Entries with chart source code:
[START]

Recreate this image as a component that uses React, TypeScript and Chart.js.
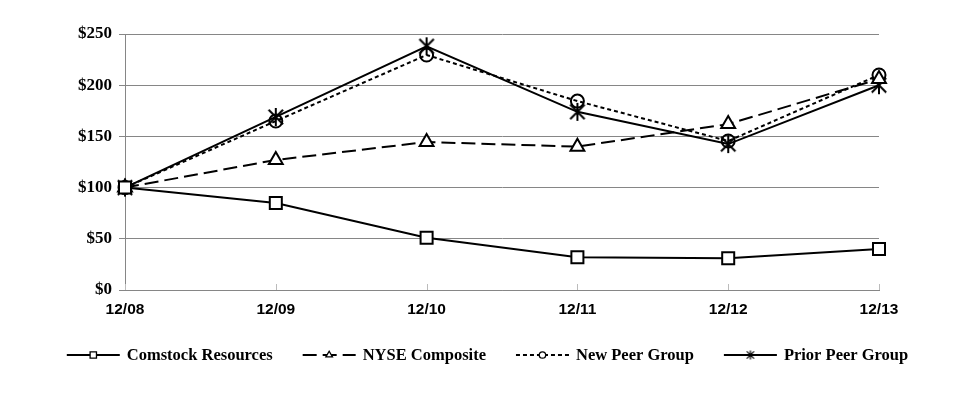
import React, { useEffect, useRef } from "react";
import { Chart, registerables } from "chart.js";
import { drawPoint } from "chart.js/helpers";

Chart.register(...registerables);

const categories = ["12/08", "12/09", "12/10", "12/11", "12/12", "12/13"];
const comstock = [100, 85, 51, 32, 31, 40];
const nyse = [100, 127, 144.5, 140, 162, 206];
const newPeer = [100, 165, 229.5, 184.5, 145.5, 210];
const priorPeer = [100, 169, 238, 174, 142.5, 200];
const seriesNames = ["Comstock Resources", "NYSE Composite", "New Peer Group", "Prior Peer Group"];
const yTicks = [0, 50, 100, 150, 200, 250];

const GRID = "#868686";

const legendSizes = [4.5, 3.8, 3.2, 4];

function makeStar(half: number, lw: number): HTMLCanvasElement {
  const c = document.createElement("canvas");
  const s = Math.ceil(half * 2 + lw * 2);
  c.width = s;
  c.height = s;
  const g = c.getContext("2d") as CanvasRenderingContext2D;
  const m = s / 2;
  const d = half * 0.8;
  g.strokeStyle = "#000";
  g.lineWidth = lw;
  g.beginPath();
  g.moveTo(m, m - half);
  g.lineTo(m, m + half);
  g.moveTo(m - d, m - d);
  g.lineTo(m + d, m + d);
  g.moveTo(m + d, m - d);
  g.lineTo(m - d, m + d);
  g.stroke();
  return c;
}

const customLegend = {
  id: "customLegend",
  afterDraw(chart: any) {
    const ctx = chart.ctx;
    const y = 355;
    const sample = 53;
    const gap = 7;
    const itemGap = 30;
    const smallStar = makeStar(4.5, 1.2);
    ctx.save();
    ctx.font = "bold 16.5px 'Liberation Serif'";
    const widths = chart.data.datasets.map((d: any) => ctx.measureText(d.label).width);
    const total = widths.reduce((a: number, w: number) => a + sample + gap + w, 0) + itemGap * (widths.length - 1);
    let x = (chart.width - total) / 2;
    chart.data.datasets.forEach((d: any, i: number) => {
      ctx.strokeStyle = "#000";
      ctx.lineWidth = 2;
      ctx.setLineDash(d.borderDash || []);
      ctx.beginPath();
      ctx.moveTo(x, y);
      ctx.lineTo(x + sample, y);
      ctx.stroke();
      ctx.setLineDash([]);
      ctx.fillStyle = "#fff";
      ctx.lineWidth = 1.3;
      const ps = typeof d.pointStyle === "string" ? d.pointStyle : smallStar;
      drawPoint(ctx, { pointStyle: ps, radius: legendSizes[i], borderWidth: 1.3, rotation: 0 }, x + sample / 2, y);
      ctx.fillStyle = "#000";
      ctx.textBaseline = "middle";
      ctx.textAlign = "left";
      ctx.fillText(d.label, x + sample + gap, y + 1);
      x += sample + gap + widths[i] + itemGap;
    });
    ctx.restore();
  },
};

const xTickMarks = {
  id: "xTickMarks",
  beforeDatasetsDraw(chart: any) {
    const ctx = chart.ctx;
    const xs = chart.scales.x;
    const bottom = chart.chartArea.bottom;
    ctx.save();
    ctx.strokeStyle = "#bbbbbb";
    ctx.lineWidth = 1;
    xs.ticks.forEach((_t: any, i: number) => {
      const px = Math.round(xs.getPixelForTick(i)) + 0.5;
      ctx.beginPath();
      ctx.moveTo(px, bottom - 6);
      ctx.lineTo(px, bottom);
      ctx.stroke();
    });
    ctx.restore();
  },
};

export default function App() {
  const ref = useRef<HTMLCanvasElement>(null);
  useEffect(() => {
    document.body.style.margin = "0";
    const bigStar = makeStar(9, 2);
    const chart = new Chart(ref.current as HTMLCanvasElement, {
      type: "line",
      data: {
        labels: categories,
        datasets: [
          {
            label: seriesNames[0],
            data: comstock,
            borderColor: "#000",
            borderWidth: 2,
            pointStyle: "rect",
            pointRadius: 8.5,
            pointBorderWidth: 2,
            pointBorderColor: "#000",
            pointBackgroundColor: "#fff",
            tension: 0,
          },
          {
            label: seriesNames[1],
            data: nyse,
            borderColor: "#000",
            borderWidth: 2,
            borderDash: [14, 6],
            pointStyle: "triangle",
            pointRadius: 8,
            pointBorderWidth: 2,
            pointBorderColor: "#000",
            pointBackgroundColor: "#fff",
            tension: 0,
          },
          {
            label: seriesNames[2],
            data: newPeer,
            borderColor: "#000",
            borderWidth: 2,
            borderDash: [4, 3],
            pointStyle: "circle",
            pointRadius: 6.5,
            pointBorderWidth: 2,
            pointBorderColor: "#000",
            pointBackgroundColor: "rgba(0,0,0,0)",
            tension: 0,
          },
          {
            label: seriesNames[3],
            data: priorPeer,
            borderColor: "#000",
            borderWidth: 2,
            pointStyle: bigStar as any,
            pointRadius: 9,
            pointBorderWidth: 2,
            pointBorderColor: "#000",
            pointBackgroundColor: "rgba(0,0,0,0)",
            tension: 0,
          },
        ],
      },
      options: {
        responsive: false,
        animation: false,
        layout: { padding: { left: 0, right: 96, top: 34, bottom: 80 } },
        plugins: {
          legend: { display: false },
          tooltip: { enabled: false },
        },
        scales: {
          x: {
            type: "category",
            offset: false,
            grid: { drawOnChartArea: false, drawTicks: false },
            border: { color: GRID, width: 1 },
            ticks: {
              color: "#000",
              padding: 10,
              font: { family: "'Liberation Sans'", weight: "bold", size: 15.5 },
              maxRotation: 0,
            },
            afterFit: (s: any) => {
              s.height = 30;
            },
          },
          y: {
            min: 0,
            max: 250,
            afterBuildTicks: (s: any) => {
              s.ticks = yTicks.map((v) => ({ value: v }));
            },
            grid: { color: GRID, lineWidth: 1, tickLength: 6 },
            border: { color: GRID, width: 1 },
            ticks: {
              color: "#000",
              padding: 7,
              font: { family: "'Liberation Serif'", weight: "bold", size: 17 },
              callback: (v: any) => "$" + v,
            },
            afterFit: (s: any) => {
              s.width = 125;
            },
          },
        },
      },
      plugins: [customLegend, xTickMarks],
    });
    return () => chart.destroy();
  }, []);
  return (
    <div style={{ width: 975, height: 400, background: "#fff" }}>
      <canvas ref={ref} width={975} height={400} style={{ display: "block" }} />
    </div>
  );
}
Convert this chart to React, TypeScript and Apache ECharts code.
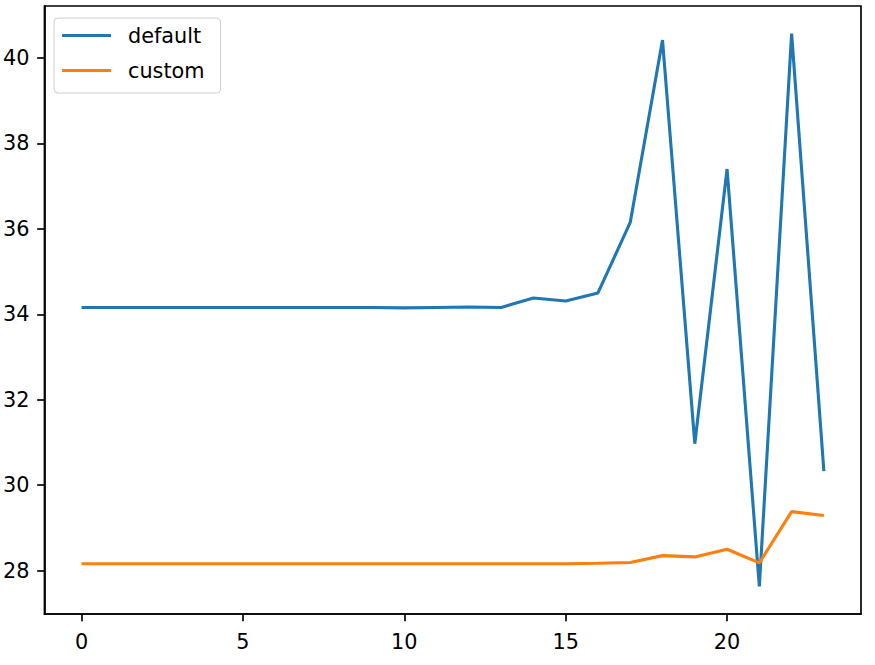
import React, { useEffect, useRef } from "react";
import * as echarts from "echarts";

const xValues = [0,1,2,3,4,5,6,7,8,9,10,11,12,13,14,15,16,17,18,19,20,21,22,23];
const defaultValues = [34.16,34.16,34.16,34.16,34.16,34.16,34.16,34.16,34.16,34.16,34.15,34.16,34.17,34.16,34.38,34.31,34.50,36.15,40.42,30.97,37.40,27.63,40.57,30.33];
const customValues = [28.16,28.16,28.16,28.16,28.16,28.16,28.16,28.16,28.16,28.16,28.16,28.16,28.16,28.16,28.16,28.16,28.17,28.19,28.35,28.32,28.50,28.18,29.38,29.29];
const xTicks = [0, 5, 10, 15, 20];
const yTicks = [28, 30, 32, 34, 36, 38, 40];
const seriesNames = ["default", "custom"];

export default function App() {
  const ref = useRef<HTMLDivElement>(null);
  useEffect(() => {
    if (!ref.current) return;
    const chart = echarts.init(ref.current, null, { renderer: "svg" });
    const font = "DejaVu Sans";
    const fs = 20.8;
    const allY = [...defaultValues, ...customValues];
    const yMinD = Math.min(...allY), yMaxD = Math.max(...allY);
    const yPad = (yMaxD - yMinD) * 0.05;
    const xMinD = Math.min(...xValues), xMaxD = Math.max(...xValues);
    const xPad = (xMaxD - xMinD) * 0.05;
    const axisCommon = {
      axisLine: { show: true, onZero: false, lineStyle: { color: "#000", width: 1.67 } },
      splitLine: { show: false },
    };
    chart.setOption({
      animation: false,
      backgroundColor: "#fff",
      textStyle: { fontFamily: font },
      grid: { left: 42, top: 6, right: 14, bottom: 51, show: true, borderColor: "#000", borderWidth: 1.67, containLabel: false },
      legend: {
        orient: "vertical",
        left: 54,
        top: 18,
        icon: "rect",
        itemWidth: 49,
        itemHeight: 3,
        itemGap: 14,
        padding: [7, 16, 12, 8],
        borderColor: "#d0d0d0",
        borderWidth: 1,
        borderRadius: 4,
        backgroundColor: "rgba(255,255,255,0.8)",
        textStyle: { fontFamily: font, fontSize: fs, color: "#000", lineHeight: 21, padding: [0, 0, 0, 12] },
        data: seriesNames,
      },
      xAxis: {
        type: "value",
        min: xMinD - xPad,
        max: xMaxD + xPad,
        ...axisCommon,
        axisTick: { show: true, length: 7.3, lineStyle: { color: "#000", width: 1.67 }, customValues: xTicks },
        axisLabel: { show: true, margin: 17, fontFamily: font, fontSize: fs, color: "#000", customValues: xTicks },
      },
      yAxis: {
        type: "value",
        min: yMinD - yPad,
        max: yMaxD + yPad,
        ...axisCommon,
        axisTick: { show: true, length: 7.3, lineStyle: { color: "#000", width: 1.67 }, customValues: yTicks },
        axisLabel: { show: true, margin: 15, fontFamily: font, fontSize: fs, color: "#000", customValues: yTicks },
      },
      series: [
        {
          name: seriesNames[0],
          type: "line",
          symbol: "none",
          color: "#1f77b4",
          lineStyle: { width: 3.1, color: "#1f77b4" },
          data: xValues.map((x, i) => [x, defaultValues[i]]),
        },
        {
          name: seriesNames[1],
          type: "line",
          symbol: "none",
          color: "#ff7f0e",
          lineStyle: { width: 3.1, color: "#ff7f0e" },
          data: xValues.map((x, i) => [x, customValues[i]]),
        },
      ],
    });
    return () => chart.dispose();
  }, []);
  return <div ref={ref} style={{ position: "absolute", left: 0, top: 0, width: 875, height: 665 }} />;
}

[END]

Begin with the line that contains "Convert this chart" and end with the line that contains "import * as"; write out both and all lines between exactly, but no pictures.

» **RESULT FOR THIS TASK**:
Convert this chart to React, TypeScript and Apache ECharts code.
import React, { useEffect, useRef } from "react";
import * as echarts from "echarts";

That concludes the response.